Grange Co-op
- Type: Cooperative
- Industry: Agricultural Supply Retail
- Founded: 1934
- Headquarters: Central Point, Oregon, U.S.
- Number of locations: 8 Retail Stores (2026)
- Products: Rogue Quality Feed Rogue Fertilizer Rogue Nature's Harmony Organic Products
- Number of employees: 250 (2020)

= Grange Cooperative =

Oregon agricultural supply company

Grange Cooperative Supply Association (often referred to as Grange Co-op) is an agricultural supply cooperative based in Oregon's Rogue Valley. It was started in 1934 with a group of 99 farmers from the Rogue Valley who invested $10 each to form a fuel-delivering cooperative in Central Point, Oregon. With a vision for the future, Grange Co-op adapted its business to best meet the needs of its communities. Today, the company offers agricultural supplies, farm products, consumer goods, pet supplies, lawn and garden supplies, apparel, footwear and hardware.

==History==
Grange Co-op purchased Ashland Mills in 1943, and in 1960, opened a new retail store in Ashland. The first Grange Co-op in Medford was a result of a merger with Jackson County Co-op in the 1960s. Other products offered to the agricultural community include crop protection products like herbicides, insecticides, and fungicides, and rentals of fertilizer spreaders. In 1996, Grange Co-op merged with Josephine County Growers Co-op in Grants Pass (started in 1927). In September, 2005, Grange Co-op acquired the American Feed & Farm Supply store in Klamath Falls.
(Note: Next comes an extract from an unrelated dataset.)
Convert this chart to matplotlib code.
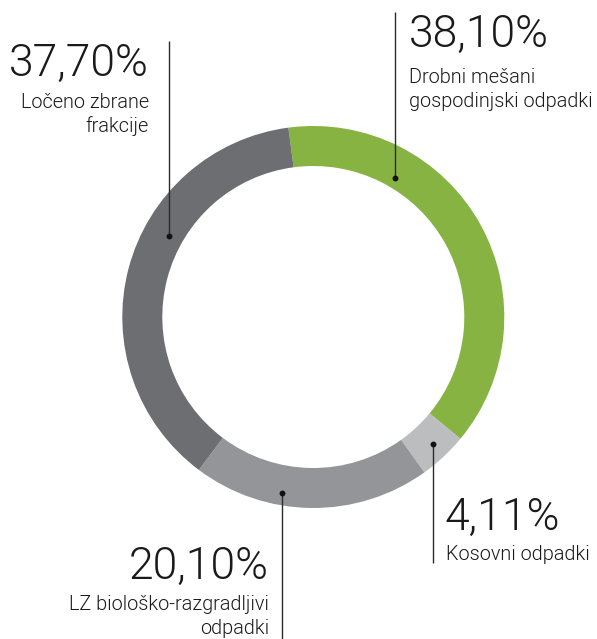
import matplotlib
matplotlib.use("Agg")
import matplotlib.pyplot as plt
from matplotlib import font_manager as fm

# ---- data ----
labels = ["Drobni mešani\ngospodinjski odpadki", "Kosovni odpadki",
          "LZ biološko-razgradljivi\nodpadki", "Ločeno zbrane\nfrakcije"]
values = [38.10, 4.11, 20.10, 37.70]
value_texts = ["38,10%", "4,11%", "20,10%", "37,70%"]
colors = ["#86b342", "#bcbdbf", "#939598", "#6d6e71"]

# pick a light font if available
family = "DejaVu Sans"
weight = "normal"
for fam in ["Roboto", "Lato", "Open Sans", "Noto Sans", "Inter"]:
    found = [f for f in fm.fontManager.ttflist if f.name == fam and f.weight in (300, "light") and f.style == "normal"]
    if found:
        family, weight = fam, 300
        break
else:
    family = "Roboto"

W, H = 597, 639
fig = plt.figure(figsize=(W / 100, H / 100), dpi=100)
ax = fig.add_axes([0, 0, 1, 1])

cx, cy = 313.3, H - 317.0
R = 191
ax.pie(values, colors=colors, startangle=97.5, counterclock=False,
       radius=R, center=(cx, cy), frame=True,
       wedgeprops=dict(width=40, edgecolor="none", linewidth=0))
ax.set_xlim(0, W)
ax.set_ylim(0, H)
ax.set_aspect("equal")
ax.axis("off")

def py(y):
    return H - y

line_kw = dict(color="#2b2b2b", lw=1.0, solid_capstyle="butt")
dot_kw = dict(color="#111111", ms=3.2, marker="o", lw=0)

# leader lines: (x, y_dot, y_end)
leaders = [(395, 178, 12), (432.7, 444, 563), (281.7, 492.5, 639), (169, 236, 41)]
for (x, yd, ye) in leaders:
    ax.plot([x, x], [py(yd), py(ye)], **line_kw)
    ax.plot([x], [py(yd)], **dot_kw)

big = dict(fontsize=32, family=family, weight=weight, color="#1a1a1a", va="baseline")
small = dict(fontsize=14.3, family=family, weight=weight, color="#1a1a1a", va="baseline")

# Green (top right)
ax.text(409, py(47), value_texts[0], ha="left", **big)
ax.text(409, py(83), "Drobni mešani", ha="left", **small)
ax.text(409, py(107), "gospodinjski odpadki", ha="left", **small)
# Kosovni
ax.text(445, py(530), value_texts[1], ha="left", **big)
ax.text(446, py(560), "Kosovni odpadki", ha="left", **small)
# LZ
ax.text(269, py(579), value_texts[2], ha="right", **big)
ax.text(269, py(610), "LZ biološko-razgradljivi", ha="right", **small)
ax.text(269, py(634), "odpadki", ha="right", **small)
# Ločeno
ax.text(149, py(76), value_texts[3], ha="right", **big)
ax.text(149, py(108), "Ločeno zbrane", ha="right", **small)
ax.text(149, py(132), "frakcije", ha="right", **small)

fig.savefig("out.png", dpi=100, facecolor="white")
In 2008, the cooperative added a retail location in White City, and thanks to the support of customers was quickly outgrown. In 2023, after expansive construction, the White City retail location was built and moved to better serve the Upper Rogue community. The increased retail space from 9,500 sq ft to over 22,000 sq ft, as well as increased nursery from 2,800 sq ft to 15,500 sq ft made this location Grange Co-op's second largest retail store and houses the company's new Business Office. The White City store also features the company's first do-it-yourself dog wash station, and a Mellelo coffee bar.

In 2017, Grange Co-op opened its first store in California. The Yuba City location opened in March 2017 and is currently the co-op's largest store. In August 2025, the cooperative further expanded in Northern California, adding a retail location in Redding.